U.S. Prosecutors Say Peruvian Ran Fraud Out Of Trump Building

He faces charges that he engaged in a $1.2 million fraud.

NEW YORK (Reuters) - U.S. authorities on Tuesday arrested a Peruvian man who, to lure investors, posted an online video featuring the New York Stock Exchange and himself in front of the nearby Trump Building, where he had an office, on charges that he engaged in a $1.2 million fraud.

Pedro Jaramillo, 47, raised funds from over two dozen investors since 2014, mainly to invest in commodity futures contracts with a promise of a guaranteed rate of return, according to a criminal complaint filed in Manhattan federal court.

He advertised his services in a YouTube video, flashing images of Wall Street, the stock exchange and himself standing before the Trump Building, a 72-story building at 40 Wall Street owned by President-elect Donald Trump, the complaint said.

“Why do you think large companies and financial institutions invest in Wall Street?” Jaramillo asked in Spanish in the video, the complaint said. “It is the heart of capitalism at a worldwide level. And I want to introduce you to it.”

While Jaramillo raised $1.2 million, he failed to invest the money as promised, using more than $700,000 to fund his lifestyle, including thousands of dollars on three vacations with family and guests to Disney World, the complaint said.

To hide the misappropriation, Jaramillo began operating in a “Ponzi-like fashion,” it said, distributing over $200,000 to investors from newly deposited funds.

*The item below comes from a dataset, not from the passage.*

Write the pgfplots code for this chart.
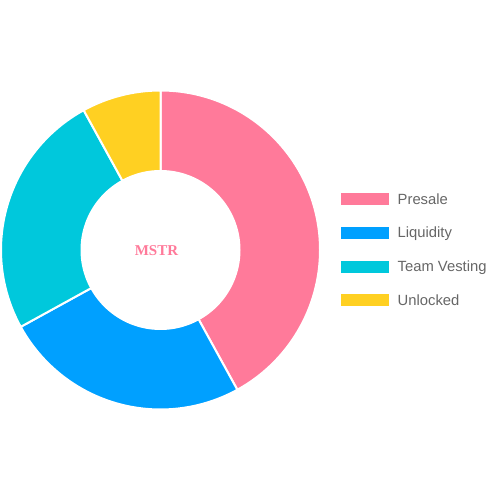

Jaramillo, who also went by the name Enrique Jaramillo, was arrested on charges of commodities fraud, wire fraud and money laundering, prosecutors said. He was expected in court later on Tuesday.

A lawyer for Jaramillo could not immediately be identified.

According to the complaint, several of Jaramillo’s victims were lured into the fraud only after meeting with him at his office in the Trump Building, which was taken over in 1995 by the Republican real estate magnate.

No one involved in the building was accused of wrongdoing.

Jaramillo was arrested as the Federal Bureau of Investigation became convinced he was planning to leave the country, the complaint said.

Jaramillo had stopped returning calls from investors, who learned he planned to move back to Peru, where he had diverted more than $100,000 of investor funds, the complaint said.

The case is U.S. v. Jaramillo, U.S. District Court, Southern District of New York, No. 16-mj-8134.